Monday, November 14, 2011
Descending Into Hell
I donned my riding gear, threw a leg over the 'Strom, and hopped on the One-Oh-Seven heading back towards Dee See. My destination was about 45 minutes away, at a local hospital, where one of the members of my former congregation has been for the last month.
This is, let me note, not my job anymore. I know this. I do. But that isn't really what matters, not ultimately.
He never really quite fit in at my old church. He was an older man, big and vigorous and musical, but could be completely oblivious to others. He also had an unfortunate semi-adolescent forwardness around women, one that required me, with others, to sit on him a little bit. But my talks with him, which were frank and direct, both yielded a cessation in behavior and a knowledge on his part that I was looking out for his well-being spiritually.
He never married. He has no kids. His relationship to his family was, where it existed, only marginally functional. His approach to finances was not wise. And his health, over the last year, began to collapse, in that cascading way that bodes ill for life.
It was never quite clear what his diagnosis was, or, at least, he was never clear on it. Weakness begat weakness, and his life spiraled downward into hospitalization, being sent home, and then being re-hospitalized, after which he'd be sent home again, too weak to care for himself. His home descended into squalor. I'd visit, and even though there were provisions for in home care, he'd have not eaten in days.
He had a stroke just after I moved on from my Bethesda church, and I'd visited him. Then the word came that people thought...thought...he was in a coma following a surgery. No-one was quite sure.
So of course, I had to visit. Not because I was his pastor, but because I am the only person who visits him. I got the hospital to confirm that he was there. No other information provided, of course, HIPAA be damned to the hell it inadvertently creates.
I wish he'd been in a coma.
He was, instead, intubated. He was also being fed through a tube. He was catheterized. And he was, despite being too weak to move his arms and unable to speak because of the breathing tube, aware, and in considerable discomfort.
I struggled to find a way to communicate. My ability to lip-read is marginal, and as he tried futilely to speak, I ascertained that wasn't going to work. A few simple questions indicated that no-one had been to see him for a while. I talked for a little bit myself, spinning a simple wordspell of calm, of a beautiful fall and bright crisp days and little country churches that sang the old, old songs. That helped, for a moment or two.
But he again grew agitated, and asked for the writing pad that the nurses had tried to use to reach him. I saw it covered with meaningless chicken scratches. He tried, he really did, to write. But he couldn't. He was simply too weak.
I simply could not understand him. I tried to get him to sound out the letters of what he was trying to tell me. After a minute, only one word: AGENDA.
Is that what you mean, I asked.
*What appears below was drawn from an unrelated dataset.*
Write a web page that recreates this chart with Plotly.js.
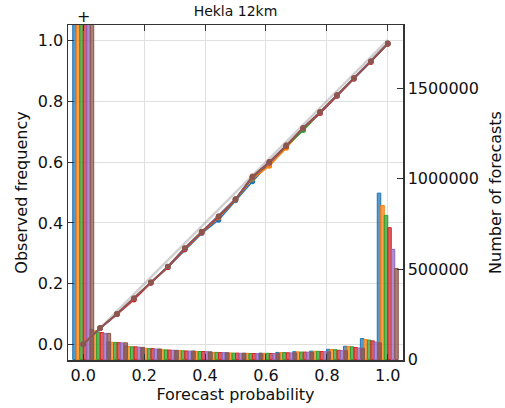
<!DOCTYPE html>
<html>
<head>
<meta charset="utf-8">
<script src="https://cdn.plot.ly/plotly-3.0.1.min.js"></script>
<style>html,body{margin:0;padding:0;background:#fff;}</style>
</head>
<body>
<div id="chart" style="width:505px;height:408px;"></div>
<script>
// Forecast probability values (18-member ensemble: k/18)
var probs = [0, 1/18, 2/18, 3/18, 4/18, 5/18, 6/18, 7/18, 8/18, 9/18, 10/18,
             11/18, 12/18, 13/18, 14/18, 15/18, 16/18, 17/18, 1];

// Observed frequency per series
var obs1 = [0.002, 0.054, 0.101, 0.151, 0.204, 0.255, 0.312, 0.366, 0.410, 0.474, 0.536, 0.595, 0.650, 0.710, 0.763, 0.818, 0.874, 0.929, 0.988];
var obs2 = [0.002, 0.055, 0.102, 0.152, 0.205, 0.256, 0.314, 0.368, 0.418, 0.476, 0.545, 0.587, 0.646, 0.709, 0.762, 0.819, 0.875, 0.930, 0.989];
var obs3 = [0.002, 0.055, 0.101, 0.152, 0.204, 0.256, 0.315, 0.369, 0.420, 0.477, 0.548, 0.598, 0.652, 0.704, 0.762, 0.818, 0.874, 0.930, 0.989];
var obs4 = [0.002, 0.054, 0.100, 0.148, 0.203, 0.254, 0.314, 0.369, 0.420, 0.477, 0.550, 0.598, 0.653, 0.711, 0.760, 0.817, 0.873, 0.928, 0.988];
var obs5 = [0.002, 0.055, 0.102, 0.153, 0.205, 0.257, 0.317, 0.371, 0.422, 0.479, 0.552, 0.600, 0.655, 0.712, 0.764, 0.820, 0.876, 0.931, 0.990];
var obs6 = [0.002, 0.055, 0.102, 0.153, 0.205, 0.257, 0.318, 0.372, 0.422, 0.479, 0.553, 0.601, 0.655, 0.713, 0.765, 0.820, 0.876, 0.931, 0.990];

// Number of forecasts per series
var cnt1 = [2450000, 166000, 97000, 75000, 64000, 55000, 50000, 46000, 40000, 36000, 34000, 35000, 39000, 43000, 46000, 56000, 73000, 116000, 920000];
var cnt2 = [2400000, 158000, 95000, 72000, 62000, 54000, 49000, 45000, 39000, 36000, 34000, 34000, 38000, 42000, 45000, 55000, 72000, 110000, 852000];
var cnt3 = [2350000, 152000, 94000, 70000, 60000, 53000, 48000, 44000, 39000, 35000, 33000, 34000, 38000, 41000, 45000, 54000, 70000, 107000, 797000];
var cnt4 = [2300000, 149000, 93000, 70000, 60000, 52000, 47000, 44000, 38000, 35000, 33000, 33000, 37000, 41000, 44000, 51000, 66000, 103000, 729000];
var cnt5 = [2250000, 144000, 92000, 68000, 58000, 51000, 46000, 43000, 38000, 34000, 32000, 33000, 36000, 40000, 43000, 49000, 63000, 96000, 609000];
var cnt6 = [2200000, 144000, 92000, 67000, 58000, 50000, 46000, 42000, 37000, 34000, 32000, 32000, 36000, 39000, 42000, 48000, 62000, 92000, 503000];

var diagX = [0, 1];
var diagY = [0, 1];

var yTicks = [0, 500000, 1000000, 1500000];

var colors = ['#1f77b4', '#ff7f0e', '#2ca02c', '#d62728', '#9467bd', '#8c564b'];
var fills = ['rgba(31,119,180,0.75)', 'rgba(255,127,14,0.75)', 'rgba(44,160,44,0.75)',
             'rgba(214,39,40,0.75)', 'rgba(148,103,189,0.75)', 'rgba(140,86,75,0.75)'];
var obsAll = [obs1, obs2, obs3, obs4, obs5, obs6];
var cntAll = [cnt1, cnt2, cnt3, cnt4, cnt5, cnt6];

var traces = [];
var bw = 0.0115;
for (var i = 0; i < 6; i++) {
  traces.push({
    type: 'bar', x: probs, y: cntAll[i], yaxis: 'y', xaxis: 'x',
    width: bw, offset: -3 * bw + i * bw,
    marker: {color: fills[i], line: {color: colors[i], width: 1}},
    hoverinfo: 'skip', showlegend: false
  });
}
traces.push({
  type: 'scatter', mode: 'lines', x: diagX, y: diagY, yaxis: 'y2',
  line: {color: 'rgba(150,150,150,0.45)', width: 2.5}, showlegend: false
});
for (var j = 0; j < 6; j++) {
  traces.push({
    type: 'scatter', mode: 'lines+markers', x: probs, y: obsAll[j], yaxis: 'y2',
    line: {color: colors[j], width: 1.6},
    marker: {color: colors[j], size: 5.5},
    showlegend: false
  });
}

var axisCommon = {
  ticks: 'inside', ticklen: 6, tickwidth: 1, tickcolor: '#333',
  showline: true, linecolor: '#333', linewidth: 1.5,
  zeroline: false, tickfont: {size: 16, color: '#111'}
};

var layout = {
  width: 505, height: 408,
  margin: {l: 68, r: 102, t: 25, b: 48, pad: 0},
  paper_bgcolor: '#fff', plot_bgcolor: '#fff',
  font: {family: 'DejaVu Sans', color: '#111'},
  showlegend: false,
  barmode: 'overlay',
  title: {text: 'Hekla 12km', font: {size: 14, color: '#111'}, x: 0.5, xref: 'paper',
          y: 1 - 11 / 408, yref: 'container', yanchor: 'middle'},
  xaxis: Object.assign({}, axisCommon, {
    range: [-0.05, 1.05], tick0: 0, dtick: 0.2, tickformat: '.1f',
    mirror: 'ticks', showgrid: true, gridcolor: '#e0e0e0', gridwidth: 1,
    title: {text: 'Forecast probability', font: {size: 16, color: '#111'}, standoff: 4}
  }),
  yaxis: Object.assign({}, axisCommon, {
    side: 'right', range: [-3000, 1850000], tickvals: yTicks, tickformat: 'd',
    showgrid: false,
    title: {text: 'Number of forecasts', font: {size: 16, color: '#111'}, standoff: 12}
  }),
  yaxis2: Object.assign({}, axisCommon, {
    overlaying: 'y', side: 'left', range: [-0.05, 1.05], tick0: 0, dtick: 0.2,
    tickformat: '.1f', showgrid: true, gridcolor: '#e0e0e0', gridwidth: 1,
    title: {text: 'Observed frequency', font: {size: 16, color: '#111'}, standoff: 6}
  }),
  annotations: [{
    text: '+', x: 0, xref: 'x', y: 1, yref: 'paper', yanchor: 'bottom',
    showarrow: false, font: {size: 16, color: '#111'}, yshift: -3
  }]
};

Plotly.newPlot('chart', traces, layout, {displayModeBar: false, staticPlot: true});
</script>
</body>
</html>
He nodded. This was what he meant to say. I am still not quite sure what that means.
He began to mouth things animatedly, but I couldn't get most of what he was saying.
Before I left him, I held his hand, and we prayed together. It seemed to help him a bit, and there was little else I could do.
I could not ask after his prognosis at the nurses station, because they are legally mandated not to tell me anything. I could not ask the doctors what the goal of their treatment regimen was, of whether they thought that the tubes and the indignity served any ultimate purpose other than sustaining the organic process of human suffering. I could not ask their agenda.
Though I was his pastor, and am still his friend and his brother in Christ, and he is otherwise alone in the world, that means very little in the American medical system and the laws that now govern it.
HIPAA does not recognize those things as valid categories.
I wonder just how many more souls like him there are, hidden away in the great warehouses for the broken and the alone we have created.